- _Short problem_
Determine how many lines below hold the string "this". Reply with the number alone.

- _Stored data_
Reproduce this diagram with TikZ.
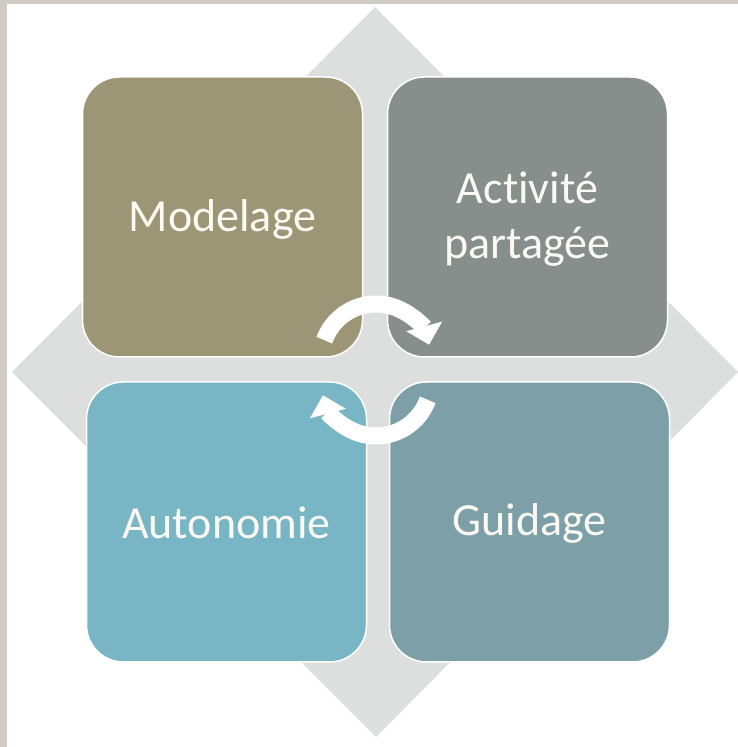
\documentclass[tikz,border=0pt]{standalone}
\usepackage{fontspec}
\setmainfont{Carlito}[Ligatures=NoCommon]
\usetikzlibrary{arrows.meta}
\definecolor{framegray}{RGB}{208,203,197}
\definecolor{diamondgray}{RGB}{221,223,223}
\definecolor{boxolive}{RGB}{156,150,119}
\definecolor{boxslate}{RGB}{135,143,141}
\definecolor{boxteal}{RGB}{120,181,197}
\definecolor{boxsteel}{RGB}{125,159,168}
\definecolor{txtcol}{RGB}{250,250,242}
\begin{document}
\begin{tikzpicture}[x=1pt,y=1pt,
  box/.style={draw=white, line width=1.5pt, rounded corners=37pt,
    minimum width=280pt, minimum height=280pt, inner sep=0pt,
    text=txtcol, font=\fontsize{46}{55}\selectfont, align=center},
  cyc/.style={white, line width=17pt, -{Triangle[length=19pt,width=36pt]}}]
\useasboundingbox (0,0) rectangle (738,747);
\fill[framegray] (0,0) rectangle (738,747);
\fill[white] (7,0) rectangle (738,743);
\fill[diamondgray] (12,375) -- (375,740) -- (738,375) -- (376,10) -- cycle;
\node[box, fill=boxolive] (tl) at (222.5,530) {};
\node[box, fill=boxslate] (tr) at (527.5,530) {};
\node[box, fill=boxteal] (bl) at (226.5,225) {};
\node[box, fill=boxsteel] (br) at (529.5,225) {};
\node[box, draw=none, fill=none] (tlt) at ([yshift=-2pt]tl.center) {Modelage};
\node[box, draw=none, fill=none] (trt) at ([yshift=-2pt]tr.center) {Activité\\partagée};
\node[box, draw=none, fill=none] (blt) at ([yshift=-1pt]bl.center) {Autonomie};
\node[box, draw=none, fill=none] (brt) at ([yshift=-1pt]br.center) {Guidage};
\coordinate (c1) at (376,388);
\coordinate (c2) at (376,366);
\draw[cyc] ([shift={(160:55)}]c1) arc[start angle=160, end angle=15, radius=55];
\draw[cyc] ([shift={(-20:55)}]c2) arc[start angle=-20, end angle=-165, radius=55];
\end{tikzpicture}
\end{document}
...
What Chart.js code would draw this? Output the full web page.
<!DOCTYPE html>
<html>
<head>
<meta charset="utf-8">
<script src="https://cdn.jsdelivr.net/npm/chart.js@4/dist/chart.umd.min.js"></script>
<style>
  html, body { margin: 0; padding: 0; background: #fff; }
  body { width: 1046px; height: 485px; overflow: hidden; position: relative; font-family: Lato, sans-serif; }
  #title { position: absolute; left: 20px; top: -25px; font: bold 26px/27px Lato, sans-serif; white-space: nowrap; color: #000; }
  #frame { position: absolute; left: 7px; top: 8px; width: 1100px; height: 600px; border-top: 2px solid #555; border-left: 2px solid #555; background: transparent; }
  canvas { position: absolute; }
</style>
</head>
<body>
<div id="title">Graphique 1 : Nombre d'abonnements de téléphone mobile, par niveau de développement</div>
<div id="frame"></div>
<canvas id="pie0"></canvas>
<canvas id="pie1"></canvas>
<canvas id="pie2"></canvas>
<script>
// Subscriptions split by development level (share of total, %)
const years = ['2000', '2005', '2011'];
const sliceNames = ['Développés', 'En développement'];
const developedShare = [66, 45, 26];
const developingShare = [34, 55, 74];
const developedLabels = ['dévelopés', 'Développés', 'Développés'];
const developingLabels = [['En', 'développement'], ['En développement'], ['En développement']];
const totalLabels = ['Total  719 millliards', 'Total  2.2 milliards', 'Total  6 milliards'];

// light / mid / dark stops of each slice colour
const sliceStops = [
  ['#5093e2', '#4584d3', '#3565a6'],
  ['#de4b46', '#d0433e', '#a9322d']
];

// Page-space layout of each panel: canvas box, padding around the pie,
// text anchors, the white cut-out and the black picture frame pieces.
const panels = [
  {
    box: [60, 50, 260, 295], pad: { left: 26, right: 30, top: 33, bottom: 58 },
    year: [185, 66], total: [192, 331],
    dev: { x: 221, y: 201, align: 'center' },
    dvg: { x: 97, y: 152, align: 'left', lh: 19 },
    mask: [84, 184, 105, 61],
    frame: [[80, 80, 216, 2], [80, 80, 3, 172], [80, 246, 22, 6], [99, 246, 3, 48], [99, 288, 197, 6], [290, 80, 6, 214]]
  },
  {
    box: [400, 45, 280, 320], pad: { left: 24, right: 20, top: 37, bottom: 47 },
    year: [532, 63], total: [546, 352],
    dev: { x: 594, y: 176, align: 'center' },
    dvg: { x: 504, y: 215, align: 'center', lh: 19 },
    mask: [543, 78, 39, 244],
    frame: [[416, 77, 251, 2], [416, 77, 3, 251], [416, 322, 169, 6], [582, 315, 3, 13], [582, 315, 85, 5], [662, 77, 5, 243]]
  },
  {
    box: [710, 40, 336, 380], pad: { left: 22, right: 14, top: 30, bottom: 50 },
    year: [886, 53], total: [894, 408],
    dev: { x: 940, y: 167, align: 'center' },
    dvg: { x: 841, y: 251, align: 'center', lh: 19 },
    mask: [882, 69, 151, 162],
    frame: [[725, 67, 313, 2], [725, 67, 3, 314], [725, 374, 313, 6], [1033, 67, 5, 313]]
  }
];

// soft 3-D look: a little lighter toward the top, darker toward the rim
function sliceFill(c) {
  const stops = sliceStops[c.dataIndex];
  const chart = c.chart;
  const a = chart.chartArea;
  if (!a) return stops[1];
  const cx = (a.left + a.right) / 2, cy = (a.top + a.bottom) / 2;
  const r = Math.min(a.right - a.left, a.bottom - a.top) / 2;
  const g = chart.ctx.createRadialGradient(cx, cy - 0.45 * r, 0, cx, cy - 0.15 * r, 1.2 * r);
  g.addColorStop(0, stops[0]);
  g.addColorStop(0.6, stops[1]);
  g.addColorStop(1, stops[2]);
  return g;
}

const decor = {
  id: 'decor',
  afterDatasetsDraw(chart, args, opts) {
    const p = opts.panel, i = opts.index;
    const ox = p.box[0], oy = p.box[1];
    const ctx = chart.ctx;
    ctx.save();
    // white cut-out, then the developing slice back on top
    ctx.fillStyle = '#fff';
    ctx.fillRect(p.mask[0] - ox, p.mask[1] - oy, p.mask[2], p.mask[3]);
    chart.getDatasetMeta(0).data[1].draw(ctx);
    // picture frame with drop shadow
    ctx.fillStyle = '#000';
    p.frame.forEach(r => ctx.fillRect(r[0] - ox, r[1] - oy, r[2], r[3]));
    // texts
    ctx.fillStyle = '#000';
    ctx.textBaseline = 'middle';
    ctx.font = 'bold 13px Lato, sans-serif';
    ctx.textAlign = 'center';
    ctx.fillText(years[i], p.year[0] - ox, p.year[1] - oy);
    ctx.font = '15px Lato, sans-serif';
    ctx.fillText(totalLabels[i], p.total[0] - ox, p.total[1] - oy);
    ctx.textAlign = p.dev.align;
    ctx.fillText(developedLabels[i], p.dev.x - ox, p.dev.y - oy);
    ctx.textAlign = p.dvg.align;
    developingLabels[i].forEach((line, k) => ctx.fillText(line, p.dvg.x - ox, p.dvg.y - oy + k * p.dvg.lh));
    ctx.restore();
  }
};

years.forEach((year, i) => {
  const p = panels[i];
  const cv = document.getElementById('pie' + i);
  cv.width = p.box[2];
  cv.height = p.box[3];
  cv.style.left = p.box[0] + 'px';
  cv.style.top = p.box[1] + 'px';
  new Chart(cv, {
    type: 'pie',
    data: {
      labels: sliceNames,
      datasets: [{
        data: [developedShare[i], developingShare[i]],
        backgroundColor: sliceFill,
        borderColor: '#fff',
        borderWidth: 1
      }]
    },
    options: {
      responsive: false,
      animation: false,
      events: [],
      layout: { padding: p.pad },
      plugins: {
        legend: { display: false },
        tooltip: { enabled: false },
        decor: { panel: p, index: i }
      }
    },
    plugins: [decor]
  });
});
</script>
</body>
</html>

- _Full output_
2